▸ **Collected data**:

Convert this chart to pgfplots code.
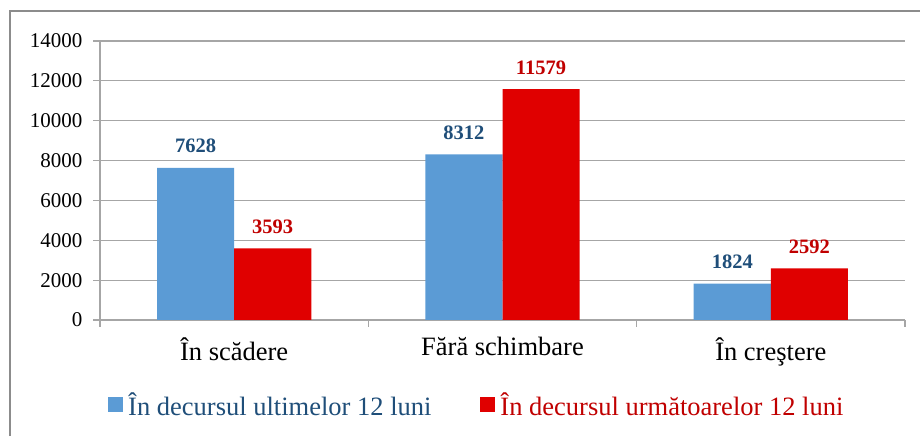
\documentclass[border=0pt]{standalone}
\usepackage{pgfplots}
\pgfplotsset{compat=1.18}
\usepackage{fontspec}
\setmainfont{Liberation Serif}
\newfontfamily\tnr{Liberation Serif}
\definecolor{barblue}{HTML}{5B9BD5}
\definecolor{barred}{HTML}{E00000}
\definecolor{lblblue}{HTML}{1F4E79}
\definecolor{lblred}{HTML}{C00000}
\definecolor{gridgray}{HTML}{A6A6A6}
\definecolor{framegray}{HTML}{8C8C8C}
\begin{document}
\begin{tikzpicture}[x=1pt,y=1pt]
\useasboundingbox (0,0) rectangle (920,436);
\draw[framegray,line width=1.5pt] (10,0) -- (10,425) -- (921,425);
\begin{axis}[
  at={(100pt,116pt)}, anchor=south west,
  scale only axis, width=805pt, height=279pt,
  ybar=0pt, bar width=0.2873,
  xmin=-0.5, xmax=2.5, ymin=0, ymax=14000,
  xtick={0,1,2},
  xticklabels={În scădere, Fără schimbare, În creştere},
  minor xtick={-0.5,0.5,1.5,2.5},
  ytick={0,2000,...,14000},
  scaled y ticks=false,
  /pgf/number format/.cd, 1000 sep={}, assume math mode=true, /pgfplots/.cd,
  yticklabel={\tnr\pgfmathprintnumber{\tick}},
  axis x line*=bottom, axis y line*=left,
  axis line style={gridgray, line width=1.2pt},
  ymajorgrids, grid style={gridgray, line width=1.2pt},
  tick align=outside,
  major tick length=7pt, minor tick length=7pt,
  xtick style={draw=none},
  minor x tick style={draw=gridgray, line width=1.2pt},
  ytick style={gridgray, line width=1.2pt},
  yticklabel style={font=\tnr\fontsize{21}{24}\selectfont, xshift=-7pt},
  xticklabel style={font=\tnr\fontsize{26.5}{30}\selectfont, yshift=-7pt},
  nodes near coords={\tnr\bfseries\pgfmathprintnumber{\pgfplotspointmeta}},
  nodes near coords style={font=\tnr\fontsize{20.5}{24}\selectfont\bfseries, inner sep=0pt, anchor=base, yshift=15pt},
  legend columns=2,
  legend style={at={(rel axis cs:0.01,-0.305)}, anchor=west, draw=none, fill=none,
    font=\tnr\fontsize{26.5}{30}\selectfont, inner sep=0pt,
    /tikz/every even column/.append style={column sep=47pt}},
  legend image code/.code={\fill[#1] (0pt,-7pt) rectangle (15pt,8pt);},
  clip=false,
]
\addplot[fill=barblue, draw=none, nodes near coords style={text=lblblue}] coordinates {(0,7628) (1,8312) (2,1824)};
\addlegendentry{\hspace{3pt}\textcolor{lblblue}{\tnr În decursul ultimelor 12 luni}}
\addplot[fill=barred, draw=none, nodes near coords style={text=lblred}] coordinates {(0,3593) (1,11579) (2,2592)};
\addlegendentry{\hspace{3pt}\textcolor{lblred}{\tnr În decursul următoarelor 12 luni}}
\end{axis}
\end{tikzpicture}
\end{document}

▸ **Directions**: All the lines above are to be given again exactly as they read, with the pictures removed.

▸ **Final answer**:
Convert this chart to pgfplots code.
\documentclass[border=0pt]{standalone}
\usepackage{pgfplots}
\pgfplotsset{compat=1.18}
\usepackage{fontspec}
\setmainfont{Liberation Serif}
\newfontfamily\tnr{Liberation Serif}
\definecolor{barblue}{HTML}{5B9BD5}
\definecolor{barred}{HTML}{E00000}
\definecolor{lblblue}{HTML}{1F4E79}
\definecolor{lblred}{HTML}{C00000}
\definecolor{gridgray}{HTML}{A6A6A6}
\definecolor{framegray}{HTML}{8C8C8C}
\begin{document}
\begin{tikzpicture}[x=1pt,y=1pt]
\useasboundingbox (0,0) rectangle (920,436);
\draw[framegray,line width=1.5pt] (10,0) -- (10,425) -- (921,425);
\begin{axis}[
  at={(100pt,116pt)}, anchor=south west,
  scale only axis, width=805pt, height=279pt,
  ybar=0pt, bar width=0.2873,
  xmin=-0.5, xmax=2.5, ymin=0, ymax=14000,
  xtick={0,1,2},
  xticklabels={În scădere, Fără schimbare, În creştere},
  minor xtick={-0.5,0.5,1.5,2.5},
  ytick={0,2000,...,14000},
  scaled y ticks=false,
  /pgf/number format/.cd, 1000 sep={}, assume math mode=true, /pgfplots/.cd,
  yticklabel={\tnr\pgfmathprintnumber{\tick}},
  axis x line*=bottom, axis y line*=left,
  axis line style={gridgray, line width=1.2pt},
  ymajorgrids, grid style={gridgray, line width=1.2pt},
  tick align=outside,
  major tick length=7pt, minor tick length=7pt,
  xtick style={draw=none},
  minor x tick style={draw=gridgray, line width=1.2pt},
  ytick style={gridgray, line width=1.2pt},
  yticklabel style={font=\tnr\fontsize{21}{24}\selectfont, xshift=-7pt},
  xticklabel style={font=\tnr\fontsize{26.5}{30}\selectfont, yshift=-7pt},
  nodes near coords={\tnr\bfseries\pgfmathprintnumber{\pgfplotspointmeta}},
  nodes near coords style={font=\tnr\fontsize{20.5}{24}\selectfont\bfseries, inner sep=0pt, anchor=base, yshift=15pt},
  legend columns=2,
  legend style={at={(rel axis cs:0.01,-0.305)}, anchor=west, draw=none, fill=none,
    font=\tnr\fontsize{26.5}{30}\selectfont, inner sep=0pt,
    /tikz/every even column/.append style={column sep=47pt}},
  legend image code/.code={\fill[#1] (0pt,-7pt) rectangle (15pt,8pt);},
  clip=false,
]
\addplot[fill=barblue, draw=none, nodes near coords style={text=lblblue}] coordinates {(0,7628) (1,8312) (2,1824)};
\addlegendentry{\hspace{3pt}\textcolor{lblblue}{\tnr În decursul ultimelor 12 luni}}
\addplot[fill=barred, draw=none, nodes near coords style={text=lblred}] coordinates {(0,3593) (1,11579) (2,2592)};
\addlegendentry{\hspace{3pt}\textcolor{lblred}{\tnr În decursul următoarelor 12 luni}}
\end{axis}
\end{tikzpicture}
\end{document}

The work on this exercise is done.